> Written instruction:
Would you return the run of lines that starts at the one with "Give me the" and ends at the one with "Chart.register(...registerables);", ends included, exactly as written and without the images?
** start of Supplied material **
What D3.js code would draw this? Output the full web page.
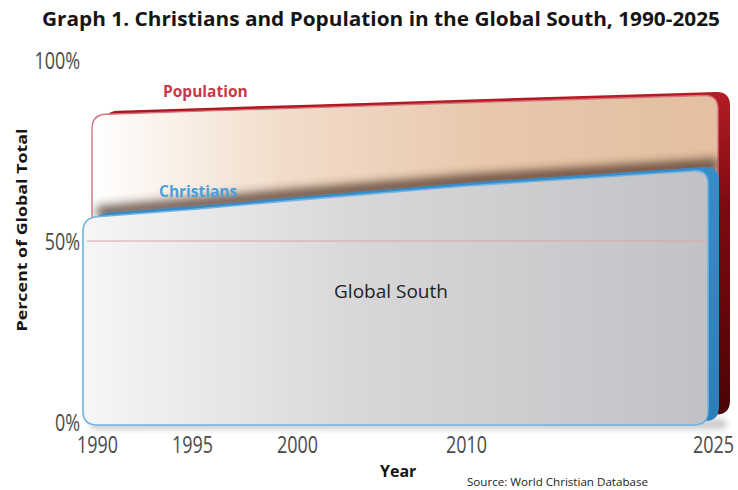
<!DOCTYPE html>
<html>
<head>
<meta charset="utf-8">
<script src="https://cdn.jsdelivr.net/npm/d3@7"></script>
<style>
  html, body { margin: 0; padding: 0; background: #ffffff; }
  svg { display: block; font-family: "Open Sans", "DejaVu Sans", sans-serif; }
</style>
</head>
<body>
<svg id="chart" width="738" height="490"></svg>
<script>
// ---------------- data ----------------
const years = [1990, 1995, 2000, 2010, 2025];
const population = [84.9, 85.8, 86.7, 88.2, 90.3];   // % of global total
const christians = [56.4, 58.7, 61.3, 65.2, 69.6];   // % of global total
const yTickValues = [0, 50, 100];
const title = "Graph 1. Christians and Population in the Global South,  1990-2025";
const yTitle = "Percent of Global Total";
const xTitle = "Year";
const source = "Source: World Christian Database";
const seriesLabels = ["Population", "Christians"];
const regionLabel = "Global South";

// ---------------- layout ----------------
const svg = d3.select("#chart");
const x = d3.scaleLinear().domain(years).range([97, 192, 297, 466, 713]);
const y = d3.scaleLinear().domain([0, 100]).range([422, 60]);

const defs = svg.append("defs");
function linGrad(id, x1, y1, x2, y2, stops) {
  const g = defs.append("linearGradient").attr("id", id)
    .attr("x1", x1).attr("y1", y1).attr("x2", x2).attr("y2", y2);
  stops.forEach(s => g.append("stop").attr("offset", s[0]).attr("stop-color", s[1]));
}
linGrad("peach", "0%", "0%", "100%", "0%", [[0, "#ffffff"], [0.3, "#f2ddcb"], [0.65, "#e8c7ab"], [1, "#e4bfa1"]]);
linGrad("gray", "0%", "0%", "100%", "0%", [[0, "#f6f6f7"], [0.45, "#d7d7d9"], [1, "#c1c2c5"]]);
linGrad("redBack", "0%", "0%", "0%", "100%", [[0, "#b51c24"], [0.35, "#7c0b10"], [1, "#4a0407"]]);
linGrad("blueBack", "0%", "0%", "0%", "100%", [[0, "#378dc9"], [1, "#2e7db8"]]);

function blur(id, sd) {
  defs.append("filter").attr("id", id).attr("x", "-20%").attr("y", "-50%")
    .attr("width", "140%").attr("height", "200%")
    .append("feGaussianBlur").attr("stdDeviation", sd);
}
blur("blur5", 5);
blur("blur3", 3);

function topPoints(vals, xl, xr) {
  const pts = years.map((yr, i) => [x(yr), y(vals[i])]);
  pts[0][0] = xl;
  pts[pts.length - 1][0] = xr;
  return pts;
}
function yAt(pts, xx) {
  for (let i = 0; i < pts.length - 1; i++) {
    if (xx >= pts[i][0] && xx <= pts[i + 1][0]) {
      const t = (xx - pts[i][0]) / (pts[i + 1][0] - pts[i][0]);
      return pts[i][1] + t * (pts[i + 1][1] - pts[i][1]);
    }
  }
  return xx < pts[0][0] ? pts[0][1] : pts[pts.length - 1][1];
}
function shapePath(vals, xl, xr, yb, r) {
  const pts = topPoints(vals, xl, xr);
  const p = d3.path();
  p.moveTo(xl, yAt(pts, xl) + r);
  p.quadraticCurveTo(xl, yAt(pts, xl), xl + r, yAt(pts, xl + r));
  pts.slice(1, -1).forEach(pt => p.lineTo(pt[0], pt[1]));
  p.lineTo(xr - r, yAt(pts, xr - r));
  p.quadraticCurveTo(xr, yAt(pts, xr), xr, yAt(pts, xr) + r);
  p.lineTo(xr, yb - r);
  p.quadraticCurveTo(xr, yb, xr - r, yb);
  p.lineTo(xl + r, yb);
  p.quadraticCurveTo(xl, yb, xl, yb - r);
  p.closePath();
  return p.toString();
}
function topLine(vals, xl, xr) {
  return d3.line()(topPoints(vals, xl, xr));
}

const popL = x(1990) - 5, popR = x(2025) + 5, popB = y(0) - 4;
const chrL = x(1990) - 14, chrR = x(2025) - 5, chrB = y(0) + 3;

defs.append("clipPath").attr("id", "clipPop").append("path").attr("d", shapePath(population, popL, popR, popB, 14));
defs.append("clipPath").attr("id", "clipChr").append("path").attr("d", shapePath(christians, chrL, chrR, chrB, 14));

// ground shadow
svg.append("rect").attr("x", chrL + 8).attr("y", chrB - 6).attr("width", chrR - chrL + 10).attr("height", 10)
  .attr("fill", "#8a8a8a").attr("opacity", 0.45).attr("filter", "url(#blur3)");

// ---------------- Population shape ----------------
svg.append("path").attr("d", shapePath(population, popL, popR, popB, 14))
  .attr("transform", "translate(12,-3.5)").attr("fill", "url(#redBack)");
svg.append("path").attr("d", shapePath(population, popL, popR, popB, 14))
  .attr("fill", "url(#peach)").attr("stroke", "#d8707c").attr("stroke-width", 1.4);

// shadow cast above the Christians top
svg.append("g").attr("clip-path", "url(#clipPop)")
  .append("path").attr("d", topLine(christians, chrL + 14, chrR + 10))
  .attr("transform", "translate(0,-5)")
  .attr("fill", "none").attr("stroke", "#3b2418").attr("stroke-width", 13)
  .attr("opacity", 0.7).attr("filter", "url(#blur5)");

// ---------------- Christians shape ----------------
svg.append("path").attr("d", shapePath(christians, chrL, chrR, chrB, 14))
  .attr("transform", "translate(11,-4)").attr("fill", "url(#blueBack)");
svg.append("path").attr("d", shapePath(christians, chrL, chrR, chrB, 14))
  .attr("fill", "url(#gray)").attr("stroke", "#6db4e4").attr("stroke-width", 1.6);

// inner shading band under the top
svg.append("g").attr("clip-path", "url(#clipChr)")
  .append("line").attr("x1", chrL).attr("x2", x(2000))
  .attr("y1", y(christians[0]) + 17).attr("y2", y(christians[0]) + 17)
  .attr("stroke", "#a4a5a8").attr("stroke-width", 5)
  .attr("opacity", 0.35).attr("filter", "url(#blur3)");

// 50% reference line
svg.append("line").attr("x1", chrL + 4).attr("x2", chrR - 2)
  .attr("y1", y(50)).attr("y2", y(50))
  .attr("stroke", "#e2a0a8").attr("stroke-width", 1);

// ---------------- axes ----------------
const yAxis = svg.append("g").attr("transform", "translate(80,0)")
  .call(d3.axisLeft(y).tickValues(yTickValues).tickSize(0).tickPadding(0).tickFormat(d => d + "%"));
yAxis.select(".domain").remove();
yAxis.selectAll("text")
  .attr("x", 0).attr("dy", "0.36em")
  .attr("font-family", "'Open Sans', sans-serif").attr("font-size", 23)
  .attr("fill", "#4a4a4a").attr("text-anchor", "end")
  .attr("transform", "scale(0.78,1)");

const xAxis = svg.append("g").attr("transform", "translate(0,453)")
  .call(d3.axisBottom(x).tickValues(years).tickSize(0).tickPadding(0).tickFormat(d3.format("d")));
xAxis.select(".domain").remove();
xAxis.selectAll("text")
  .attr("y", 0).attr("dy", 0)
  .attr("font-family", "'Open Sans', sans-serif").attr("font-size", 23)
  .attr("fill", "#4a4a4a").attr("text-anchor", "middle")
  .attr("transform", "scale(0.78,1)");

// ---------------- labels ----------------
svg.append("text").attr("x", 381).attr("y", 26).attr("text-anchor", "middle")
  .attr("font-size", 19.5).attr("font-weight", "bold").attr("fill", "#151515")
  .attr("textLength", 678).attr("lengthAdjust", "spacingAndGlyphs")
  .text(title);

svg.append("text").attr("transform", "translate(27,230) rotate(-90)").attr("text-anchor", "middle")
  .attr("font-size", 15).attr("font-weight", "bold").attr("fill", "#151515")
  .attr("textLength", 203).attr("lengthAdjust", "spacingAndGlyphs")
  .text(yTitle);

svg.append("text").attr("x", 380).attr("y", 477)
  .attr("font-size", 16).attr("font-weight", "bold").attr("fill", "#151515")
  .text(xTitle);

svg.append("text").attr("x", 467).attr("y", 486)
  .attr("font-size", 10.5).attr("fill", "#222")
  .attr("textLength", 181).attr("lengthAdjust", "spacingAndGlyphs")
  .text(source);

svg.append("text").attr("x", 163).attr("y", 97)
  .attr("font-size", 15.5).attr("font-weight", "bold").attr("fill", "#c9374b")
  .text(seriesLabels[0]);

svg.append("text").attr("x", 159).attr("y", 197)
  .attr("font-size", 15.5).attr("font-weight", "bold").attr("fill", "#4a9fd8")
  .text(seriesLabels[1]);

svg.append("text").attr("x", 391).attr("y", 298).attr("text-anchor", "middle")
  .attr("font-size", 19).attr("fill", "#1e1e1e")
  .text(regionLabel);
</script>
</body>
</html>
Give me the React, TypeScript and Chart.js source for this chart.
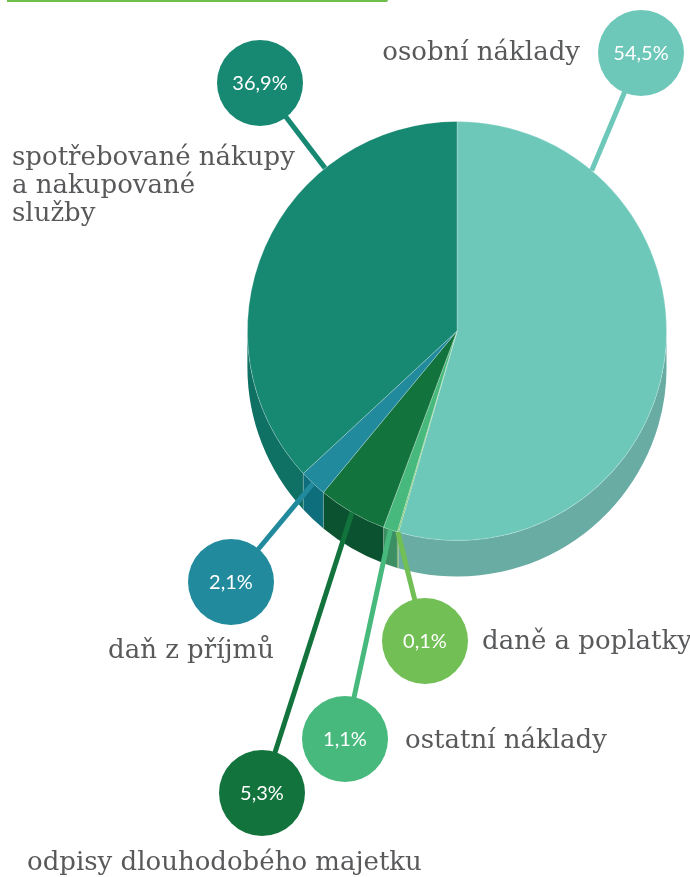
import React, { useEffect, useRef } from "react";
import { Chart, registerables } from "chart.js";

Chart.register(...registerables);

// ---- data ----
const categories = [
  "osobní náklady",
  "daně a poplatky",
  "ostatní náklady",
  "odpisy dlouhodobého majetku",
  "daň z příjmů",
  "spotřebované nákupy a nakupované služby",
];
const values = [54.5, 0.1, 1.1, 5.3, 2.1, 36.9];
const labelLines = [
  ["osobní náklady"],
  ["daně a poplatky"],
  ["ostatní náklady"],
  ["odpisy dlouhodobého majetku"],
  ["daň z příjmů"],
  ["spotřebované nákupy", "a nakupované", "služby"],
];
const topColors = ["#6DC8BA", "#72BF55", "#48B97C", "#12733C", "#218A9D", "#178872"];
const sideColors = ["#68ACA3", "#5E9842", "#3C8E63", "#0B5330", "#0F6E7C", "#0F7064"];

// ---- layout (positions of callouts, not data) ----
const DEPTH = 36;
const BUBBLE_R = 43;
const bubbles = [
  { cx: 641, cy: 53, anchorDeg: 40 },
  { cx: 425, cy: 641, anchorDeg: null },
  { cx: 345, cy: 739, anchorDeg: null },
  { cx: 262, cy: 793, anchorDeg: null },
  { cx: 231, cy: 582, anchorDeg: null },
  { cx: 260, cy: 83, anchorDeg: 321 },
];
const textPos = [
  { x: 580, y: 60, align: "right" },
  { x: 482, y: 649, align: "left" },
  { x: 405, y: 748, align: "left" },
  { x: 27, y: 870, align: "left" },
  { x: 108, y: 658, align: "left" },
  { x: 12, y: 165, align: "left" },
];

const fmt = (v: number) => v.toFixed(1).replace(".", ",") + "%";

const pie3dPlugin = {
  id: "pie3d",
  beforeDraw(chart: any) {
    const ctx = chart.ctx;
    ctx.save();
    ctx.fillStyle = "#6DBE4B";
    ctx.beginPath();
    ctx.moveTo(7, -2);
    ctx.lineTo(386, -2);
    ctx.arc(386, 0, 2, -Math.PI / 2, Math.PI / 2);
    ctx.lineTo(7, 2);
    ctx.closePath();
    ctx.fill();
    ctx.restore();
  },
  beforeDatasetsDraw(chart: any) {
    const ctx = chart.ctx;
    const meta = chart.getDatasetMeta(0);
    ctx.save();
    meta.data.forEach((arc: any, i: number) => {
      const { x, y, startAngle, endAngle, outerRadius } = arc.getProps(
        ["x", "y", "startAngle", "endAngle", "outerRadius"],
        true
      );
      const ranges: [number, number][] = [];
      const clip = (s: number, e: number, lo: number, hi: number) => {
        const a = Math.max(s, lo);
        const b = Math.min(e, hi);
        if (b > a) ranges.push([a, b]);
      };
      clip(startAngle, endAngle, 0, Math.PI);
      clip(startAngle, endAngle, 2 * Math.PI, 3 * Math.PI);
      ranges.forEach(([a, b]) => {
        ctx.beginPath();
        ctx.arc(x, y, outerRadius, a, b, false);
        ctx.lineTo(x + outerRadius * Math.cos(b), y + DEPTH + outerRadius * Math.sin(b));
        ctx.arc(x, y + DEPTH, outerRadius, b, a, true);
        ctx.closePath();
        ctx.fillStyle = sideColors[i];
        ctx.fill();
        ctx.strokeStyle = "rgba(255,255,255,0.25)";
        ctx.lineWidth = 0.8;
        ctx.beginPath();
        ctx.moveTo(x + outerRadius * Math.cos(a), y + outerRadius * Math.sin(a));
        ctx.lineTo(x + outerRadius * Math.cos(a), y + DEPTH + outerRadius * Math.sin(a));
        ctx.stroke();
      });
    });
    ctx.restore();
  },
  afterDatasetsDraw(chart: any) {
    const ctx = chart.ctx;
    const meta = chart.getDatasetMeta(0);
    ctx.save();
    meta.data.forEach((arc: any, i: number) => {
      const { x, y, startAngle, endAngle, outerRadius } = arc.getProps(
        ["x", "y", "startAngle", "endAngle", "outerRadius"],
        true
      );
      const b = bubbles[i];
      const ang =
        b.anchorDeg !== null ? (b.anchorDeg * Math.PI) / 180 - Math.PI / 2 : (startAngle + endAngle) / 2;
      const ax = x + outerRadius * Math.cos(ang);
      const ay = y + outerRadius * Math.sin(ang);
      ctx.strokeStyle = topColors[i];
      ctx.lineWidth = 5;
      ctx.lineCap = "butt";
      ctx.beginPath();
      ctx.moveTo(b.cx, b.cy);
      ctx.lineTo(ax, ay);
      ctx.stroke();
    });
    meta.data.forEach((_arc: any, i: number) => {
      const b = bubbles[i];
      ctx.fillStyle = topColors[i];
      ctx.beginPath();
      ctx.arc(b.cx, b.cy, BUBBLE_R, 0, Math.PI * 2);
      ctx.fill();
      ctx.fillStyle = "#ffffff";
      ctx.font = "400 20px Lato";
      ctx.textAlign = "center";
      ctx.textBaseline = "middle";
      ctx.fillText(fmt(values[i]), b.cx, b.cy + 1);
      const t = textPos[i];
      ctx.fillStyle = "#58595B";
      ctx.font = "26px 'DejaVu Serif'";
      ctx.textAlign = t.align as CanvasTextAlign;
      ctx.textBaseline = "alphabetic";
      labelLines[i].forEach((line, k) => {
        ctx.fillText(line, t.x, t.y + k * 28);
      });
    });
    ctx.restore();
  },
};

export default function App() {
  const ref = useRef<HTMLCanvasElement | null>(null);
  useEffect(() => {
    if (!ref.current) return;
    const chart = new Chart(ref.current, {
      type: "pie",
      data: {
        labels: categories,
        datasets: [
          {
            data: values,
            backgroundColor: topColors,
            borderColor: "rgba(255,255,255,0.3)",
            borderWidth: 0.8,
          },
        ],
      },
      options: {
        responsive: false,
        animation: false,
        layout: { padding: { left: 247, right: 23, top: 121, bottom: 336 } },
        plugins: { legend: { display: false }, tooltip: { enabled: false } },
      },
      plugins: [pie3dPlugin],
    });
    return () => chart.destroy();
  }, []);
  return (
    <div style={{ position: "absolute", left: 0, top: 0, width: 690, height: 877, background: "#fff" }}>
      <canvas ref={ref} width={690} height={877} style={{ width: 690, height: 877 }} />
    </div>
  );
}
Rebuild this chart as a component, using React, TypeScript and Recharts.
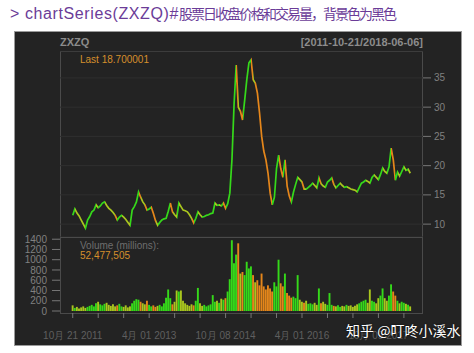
** end of Supplied material **
> Reply to the exercise:
Give me the React, TypeScript and Chart.js source for this chart.
import React, { useEffect, useRef } from "react";
import { Chart, registerables } from "chart.js";

Chart.register(...registerables);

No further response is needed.